Court documents show that the Reader's loss of classified revenue sent it into the red shortly before Creative Loafing bought it. The new company restored cash flow by cutting editorial staff, outsourcing some operations and reformatting the paper into a tabloid. But after rounds of cuts and layoffs at its various papers, Creative Loafing filed for Chapter 11 protection in September 2008, with Atalaya as its biggest creditor.
The court eventually set up an auction for the company, with the Easons and Atalaya as the only bidders. Atalaya's $5 million offer easily topped the Eason family's bid of $2.32 million.
What remains unclear is how Atalaya thinks it can turn a bankrupt chain of weeklies into a profitable and growing enterprise. Although there are signs that the national decline in advertising spending is bottoming out, even the strongest newspaper companies are having trouble envisioning how they will survive in a future increasingly defined by digital publishing.
Court documents show that Eason's management team was estimating that a restructured Creative Loafing would finish 2009 with about $27 million in revenue and $1.2 million in operating cash flow. They predicted a drop in revenue in subsequent years to between $22 million and $23 million. Declining print revenue would be partly offset by increased online revenue. Cash flow would be maintained by cost cuts.

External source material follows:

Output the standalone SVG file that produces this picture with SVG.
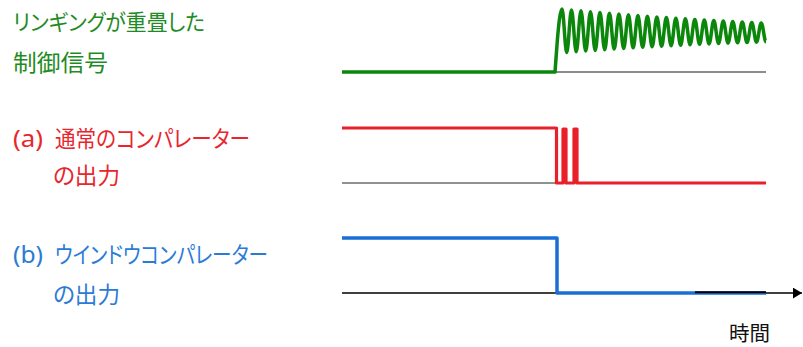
<svg xmlns="http://www.w3.org/2000/svg" width="803" height="347" viewBox="0 0 803 347">
<style>
.t{font-family:"Noto Sans","Noto Sans CJK JP",sans-serif;font-feature-settings:"palt";}
.g{fill:#1f8b24;}
.r{fill:#e8262d;}
.b{fill:#2b7bd6;}
.k{fill:#111;}
.w{fill:none;stroke-linejoin:round;stroke-linecap:butt;}
</style>
<defs>
<marker id="arr" viewBox="0 0 10 12" refX="10" refY="6" markerWidth="9" markerHeight="11" markerUnits="userSpaceOnUse" orient="auto">
<path d="M0,0 L10,6 L0,12 Z" fill="#000"/>
</marker>
</defs>
<g id="labels">
<g id="label-ringing">
<text class="t g" x="13" y="30" font-size="22" textLength="192" lengthAdjust="spacingAndGlyphs">リンギングが重畳した</text>
<text class="t g" x="13" y="71" font-size="23" textLength="95" lengthAdjust="spacingAndGlyphs">制御信号</text>
</g>
<g id="label-a">
<text class="t r" x="13" y="146.5" font-size="24" textLength="30" lengthAdjust="spacingAndGlyphs">(a)</text>
<text class="t r" x="55" y="146.5" font-size="23" textLength="195" lengthAdjust="spacingAndGlyphs">通常のコンパレーター</text>
<text class="t r" x="53" y="183.5" font-size="23" textLength="67" lengthAdjust="spacingAndGlyphs">の出力</text>
</g>
<g id="label-b">
<text class="t b" x="13" y="262.5" font-size="24" textLength="30" lengthAdjust="spacingAndGlyphs">(b)</text>
<text class="t b" x="55" y="262.5" font-size="23" textLength="213" lengthAdjust="spacingAndGlyphs">ウインドウコンパレーター</text>
<text class="t b" x="53" y="302.5" font-size="23" textLength="67" lengthAdjust="spacingAndGlyphs">の出力</text>
</g>
<g id="label-time">
<text class="t k" x="729" y="341" font-size="20" textLength="41" lengthAdjust="spacingAndGlyphs">時間</text>
</g>
</g>
<g id="connectors">
<line x1="342" y1="72" x2="766" y2="72" stroke="#8c8c8c" stroke-width="2"/>
<line x1="342" y1="183" x2="557" y2="183" stroke="#222" stroke-width="1.2"/>
<line x1="342" y1="293" x2="802" y2="293" stroke="#000" stroke-width="1.3" marker-end="url(#arr)"/>
</g>
<g id="wave-ringing">
<path class="w" stroke="#0b870b" stroke-width="3.5" d="M342,72 L555,72 L557,45 C558.5,25 560.27,9 562,9 S565.01,52.6 566.74,52.6 S569.76,9.93 571.49,9.93 S574.5,51.82 576.23,51.82 S579.25,10.83 580.98,10.83 S583.99,51.08 585.72,51.08 S588.73,11.69 590.46,11.69 S593.48,50.38 595.21,50.38 S598.22,12.52 599.95,12.52 S602.97,49.7 604.7,49.7 S607.71,13.32 609.44,13.32 S612.45,49.05 614.18,49.05 S617.2,14.1 618.93,14.1 S621.94,48.43 623.67,48.43 S626.69,14.84 628.42,14.84 S631.43,47.84 633.16,47.84 S636.17,15.57 637.9,15.57 S640.92,47.27 642.65,47.27 S645.66,16.26 647.39,16.26 S650.41,46.73 652.14,46.73 S655.15,16.93 656.88,16.93 S659.89,46.21 661.62,46.21 S664.64,17.58 666.37,17.58 S669.38,45.71 671.11,45.71 S674.13,18.2 675.86,18.2 S678.87,45.24 680.6,45.24 S683.61,18.8 685.34,18.8 S688.36,44.79 690.09,44.79 S693.1,19.39 694.83,19.39 S697.85,44.35 699.58,44.35 S702.59,19.95 704.32,19.95 S707.33,43.94 709.06,43.94 S712.08,20.49 713.81,20.49 S716.82,43.55 718.55,43.55 S721.57,21.02 723.3,21.02 S726.31,43.17 728.04,43.17 S731.05,21.52 732.78,21.52 S735.8,42.82 737.53,42.82 S740.54,22.01 742.27,22.01 S745.29,42.48 747.02,42.48 S750.03,22.48 751.76,22.48 S754.77,42.15 756.5,42.15 S759.52,22.94 761.25,22.94 S764.27,41.84 766,41.84"/>
</g>
<g id="wave-a">
<path class="w" stroke="#e8202a" stroke-width="3.2" d="M342,128 H556.5 V183 H563 V129 H566 V183 H574 V129 H577 V183 H766"/>
</g>
<g id="wave-b">
<path class="w" stroke="#1a6fd6" stroke-width="3.5" d="M342,238 H557 V293 H766"/>
<line x1="695" y1="292.3" x2="766" y2="292.3" stroke="#000" stroke-width="2"/>
</g>
</svg>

Gilbert said he, like O'Shea, believes the only way to turn the company around is to keep investing in talent. O'Shea said he will advise that revival start with strategically rebuilding editorial staffs to improve the product and create new revenue opportunities.
Gilbert insisted that taken from an investment company's perspective, rebuilding what the papers offer readers is the only path to success.
"What has been made very clear is that if a newspaper is unsuccessful, its value plummets," Gilbert said. "There is no indication that reducing the value for readers increases the value for you."